Camille Thommes, directeur général de l’Alfi, témoigne de la stupéfaction de l’industrie devant une proposition qui n’avait jamais été évoquée par la Commission. (Photo: Mike Zenari / archives)

Camille Thommes, directeur général de l’Alfi, témoigne de la stupéfaction de l’industrie devant une proposition qui n’avait jamais été évoquée par la Commission. (Photo: Mike Zenari / archives)

C’est la stupeur qui régnait jeudi à l’Alfi au lendemain de la communication par la Commission européenne de sa proposition de règlement concernant la supervision des fonds cross-border. Tout comme parmi les députés de la commission des finances la veille.

«La proposition de la Commission est tombée [mercredi] soir», explique Camille Thommes, directeur général de l’Alfi, joint par Paperjam.lu jeudi. «Nous sommes en train d’analyser en détail ses 283 pages pour voir quels seraient les impacts et les conséquences pour l’industrie de la gestion collective dont celle du Luxembourg.»

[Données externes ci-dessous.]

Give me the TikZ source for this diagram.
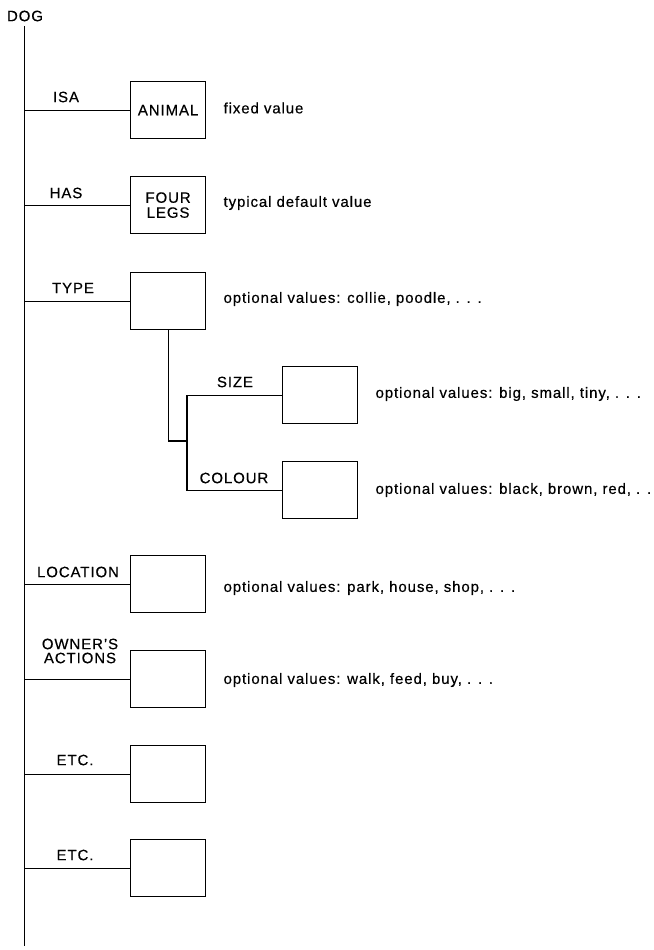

À première vue, la proposition de la Commission induit un renforcement des pouvoirs des autorités européennes de surveillance, en particulier l’Esma chargée de la supervision des marchés de capitaux.

«L’Esma aurait le droit d’autoriser et de surveiller en direct certains produits de fonds, dont les Ucits, et d’obliger les autorités nationales à notifier l’Esma chaque fois qu’elles prévoient d’autoriser des modèles de délégation ou d’outsourcing vers des activités domiciliées dans un pays tiers», résume Camille Thommes. «L’Esma reprendrait également en direct les pouvoirs d’autorisation des cotations sur les bourses européennes.»

La proposition actuellement sur la table porte un risque d’isolement pour l’Europe.

Camille Thommes, directeur général de l’Alfi

L’Alfi tombe des nues à plusieurs égards. «Nous sommes surpris par la volonté de la Commission de renforcer substantiellement les pouvoirs des autorités de surveillance pour, d’après eux, résoudre des problèmes qui à nos yeux n’existent pas du tout», souligne M. Thommes. «Le modèle qui prévoit la possibilité de déléguer des activités à un acteur domicilié à l’intérieur de l’UE et au-delà vers des pays comme les États-Unis ou la Suisse existe depuis presque trois décennies et a fait ses preuves.»

En l’absence de risque systémique dans le secteur de la gestion collective et des assurances comme ce fut le cas dans le secteur bancaire durant la crise, «il n’y a pas de raison de s’orienter dans la direction d’un renforcement des autorités européennes de surveillance, ajoute le directeur général de l’Alfi. Nous soutenons pleinement les initiatives visant à établir un marché des capitaux uni, mais nous pensons que la proposition actuellement sur la table est contraire à cette finalité et porte un risque d’isolement pour l’Europe. Les émetteurs pourraient réfléchir à l’utilité de coter leurs produits sur les bourses européennes. Les acteurs risquent de tourner le dos à l’UE pour leurs activités de financement et opérationnelles sur le territoire européen s’il s’avère au bout du compte qu’ils ne peuvent intervenir aussi en tant que délégataires dans l’activité journalière. Cette proposition porte potentiellement un risque de moindre compétitivité et de moindre attractivité pour l’industrie financière en Europe. Elle pourrait décourager les investisseurs et réduire le choix des investisseurs européens pour accéder à des marchés en dehors de l’UE.»

La proposition va bien au-delà de ce qui a été discuté ou soumis à consultation.

Camille Thommes, directeur général de l’Alfi

Cette proposition qui «pêche par excès et par précipitation», ni l’Alfi ni le gouvernement luxembourgeois ne l’avaient vue venir. Tout simplement parce qu’elle ne figurait pas dans les «opinions» publiées par l’Esma — quatre documents en tout entre juillet et mi-août —, qui se concentraient principalement sur la relocalisation possible des activités basées au Royaume-Uni vers l’UE. «La proposition va bien au-delà de ce qui a été discuté ou soumis à consultation», insiste M. Thommes.

Et la volonté d’éviter que cette relocalisation ne donne lieu à des «coquilles vides» — ce sur quoi les autorités de surveillance ont fait preuve de vigilance ces derniers mois — n’explique pas en totalité ce qu’on pourrait qualifier de fuite en avant. Y aurait-il derrière tout cela la main d’un grand pays européen, possiblement celui qui accueille l’Esma? Le Luxembourg, champion des fonds et premier touché si un tel règlement était finalement adopté, est-il singulièrement visé?